As negociações sobre como a questão irlandesa seria abordada no Brexit foram justamente o que inviabilisou os planos apresentados pela anterior primeira-ministra britânica, Theresa May, e o motivo pelo qual os mesmos foram rejeitados. O plano que o atual primeiro-ministro, Boris Johnon conseguiu acordar com a União Europeia e aprovar no Parlamento britânico prevê que não haverá novos controlos de mercadorias que cruzem a fronteira entre as duas Irlandas. Para isso, a Irlanda do Norte será uma exceção: continuará a seguir as regras da União Europeia em relação a produtos manufaturados e de agricultura, diferente do restante Reino Unido.
Além disso, o restante Reino Unido deixará a União Aduaneira da União Europeia, mas a Irlanda do Norte continuará a aplicar o código alfandegário nos seus portos. Com isto, produtos e processos terão novos controlos não ao circular entre a Irlanda e a Irlanda do Norte mas sim entre a Irlanda do Norte e os restantes países do Reino Unido: Inglaterra, País de Gales e Escócia.
O que o Reino Unido e a União Europeia ainda têm a discutir são a natureza e a extensão desses controlos e processos, uma operação que será conduzida por um comité conjunto, liderado por um membro da União Europeia e um ministro britânico.
Durante o período de transição, que vai até dezembro de 2020, haverá ainda um comité exclusivo para discutir questões relativas à Irlanda do Norte.
Existe igualmente um compromisso de que, caso não se chegue a um acordo ao final da transição, a Irlanda do Norte não será afetada pelas mesmas tarifas e barreiras comerciais que poderão ser impostas ao restante Reino Unido pela União Europeia.
Adiamentos
Inicialmente, o Brexit deveria ter acontecido a 29 de março de 2019, mas foi adiado três vezes, já que Theresa May não conseguiu que o Parlamento Britânico aprovasse o acordo de retirada que havia negociado com a União Europeia.
O desgaste causado pelas rejeições custou-lhe o cargo de primeira-ministra, e Theresa May renunciou, sendo substituída por Boris Johnson em junho do ano passado. Na sua primeira tentativa, o atual primeiro-ministro também fracassou e não conseguiu aprovar um acordo. Tudo mudou, contudo, quando foi reconduzido ao cargo depois do Partido Conservador ter ganho as eleições de dezembro de 2019. Já com a maioria parlamentar garantida, conseguiu aprovar, com facilidade, o seu plano no início deste ano e dar seguimento ao Brexit, cumprindo a data de 31 de janeiro.
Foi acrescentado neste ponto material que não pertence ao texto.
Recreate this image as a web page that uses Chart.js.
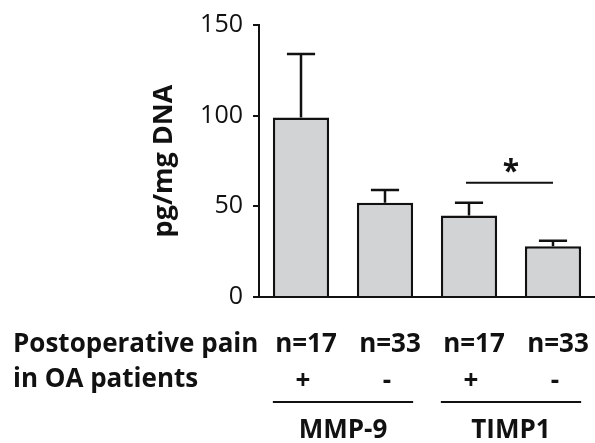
<!DOCTYPE html>
<html>
<head>
<meta charset="utf-8">
<script src="https://cdn.jsdelivr.net/npm/chart.js@4"></script>
<style>
  html, body { margin: 0; padding: 0; background: #fff; }
  #wrap { width: 595px; height: 443px; }
</style>
</head>
<body>
<div id="wrap"><canvas id="myChart"></canvas></div>
<script>
const categories = ["MMP-9 +", "MMP-9 -", "TIMP1 +", "TIMP1 -"];
const means = [99, 52, 45, 28];
const sem = [35, 7, 7, 3];
const nLabels = ["n=17", "n=33", "n=17", "n=33"];
const painSigns = ["+", "-", "+", "-"];
const groupNames = ["MMP-9", "TIMP1"];
const groupMembers = [[0, 1], [2, 3]];
const sigPair = [2, 3];
const sigLevel = 63;
const yTicks = [0, 50, 100, 150];

const FONT = "'Open Sans', sans-serif";
const INK = "#111111";

const extras = {
  id: "extras",
  afterDatasetsDraw(chart) {
    const { ctx } = chart;
    const x = chart.scales.x;
    const y = chart.scales.y;
    const meta = chart.getDatasetMeta(0);
    ctx.save();
    ctx.strokeStyle = INK;
    ctx.lineWidth = 2.5;
    ctx.lineCap = "butt";

    // error bars (upper only)
    means.forEach((m, i) => {
      const cx = x.getPixelForValue(i);
      const half = meta.data[i].width / 4;
      const y0 = y.getPixelForValue(m);
      const y1 = y.getPixelForValue(m + sem[i]);
      ctx.beginPath();
      ctx.moveTo(cx, y0);
      ctx.lineTo(cx, y1);
      ctx.moveTo(cx - half, y1);
      ctx.lineTo(cx + half, y1);
      ctx.stroke();
    });

    // significance line
    const sx0 = x.getPixelForValue(sigPair[0]);
    const sx1 = x.getPixelForValue(sigPair[1]);
    const sy = y.getPixelForValue(sigLevel);
    ctx.lineWidth = 2;
    ctx.beginPath();
    ctx.moveTo(sx0 - 3, sy);
    ctx.lineTo(sx1, sy);
    ctx.stroke();
    ctx.fillStyle = INK;
    ctx.font = "bold 30px " + FONT;
    ctx.textAlign = "center";
    ctx.textBaseline = "alphabetic";
    ctx.fillText("*", (sx0 + sx1) / 2, sy - 2);

    // labels under the axis
    ctx.font = "bold 26px " + FONT;
    ctx.textAlign = "left";
    ctx.fillText("Postoperative pain", 13, 352);
    ctx.fillText("in OA patients", 13, 387);

    ctx.textAlign = "center";
    nLabels.forEach((t, i) => {
      ctx.fillText(t, x.getPixelForValue(i) + 5, 352);
    });
    painSigns.forEach((t, i) => {
      ctx.fillText(t, x.getPixelForValue(i) + 2, 389);
    });

    ctx.lineWidth = 2;
    groupMembers.forEach((g, k) => {
      const b0 = meta.data[g[0]];
      const b1 = meta.data[g[g.length - 1]];
      const lx0 = b0.x - b0.width / 2;
      const lx1 = b1.x + b1.width / 2;
      ctx.beginPath();
      ctx.moveTo(lx0, 402);
      ctx.lineTo(lx1, 402);
      ctx.stroke();
      ctx.fillText(groupNames[k], (lx0 + lx1) / 2, 438);
    });
    ctx.restore();
  }
};

const ctx = document.getElementById("myChart");

new Chart(ctx, {
  type: "bar",
  data: {
    labels: categories,
    datasets: [
      {
        data: means,
        backgroundColor: "#d2d3d5",
        borderColor: INK,
        borderWidth: 2.5,
        borderSkipped: "start",
        categoryPercentage: 1,
        barPercentage: 0.67,
      },
    ],
  },
  options: {
    responsive: true,
    maintainAspectRatio: false,
    animation: false,
    devicePixelRatio: 1,
    layout: {
      padding: { left: 148, top: 25, right: 0, bottom: 146 },
    },
    plugins: {
      legend: { display: false },
      tooltip: { enabled: false },
    },
    scales: {
      x: {
        grid: { display: false },
        ticks: { display: false },
        border: { display: true, color: INK, width: 2 },
        afterFit(scale) {
          scale.height = 0;
        },
      },
      y: {
        min: 0,
        max: 150,
        afterBuildTicks(scale) {
          scale.ticks = yTicks.map((v) => ({ value: v }));
        },
        afterFit(scale) {
          scale.width = 111;
        },
        grid: {
          drawOnChartArea: false,
          drawTicks: true,
          tickLength: 6,
          color: INK,
          lineWidth: 2,
        },
        border: { display: true, color: INK, width: 2 },
        ticks: {
          color: INK,
          padding: 10,
          font: { family: FONT, size: 25 },
        },
        title: {
          display: true,
          text: "pg/mg DNA",
          color: INK,
          padding: 0,
          font: { family: FONT, size: 27, weight: "bold" },
        },
      },
    },
  },
  plugins: [extras],
});
</script>
</body>
</html>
Saída ao som de gaita de foles
Os eurodeputados do partido do Brexit do Reino Unido, favoráveis, portanto, a esta separação, deixaram hoje o Parlamento Europeu com destino a Londres, numa encenação cuidade com brandeira britânica e gaita de foles incluídas.
“Adeus! Não voltaremos”, gritou a deputada Ann Widdecombe, antes da pequena delegação entrar nos táxis em direção à estação de comboios. Já Rupert Lowe diz-se “feliz por voltar. Se acreditam na democracia, sigam o nosso exemplo. Levamos a nossa soberania para casa. É o que povo britânico quer”. O presidente do partido, Nigel Farage, já havia deixado o Parlamento na quarta-feira, após a histórica ratificação pelo Parlamento Europeu do acordo de ‘divórcio’ que encerra 47 anos de adesão do Reino Unido à União Europeia.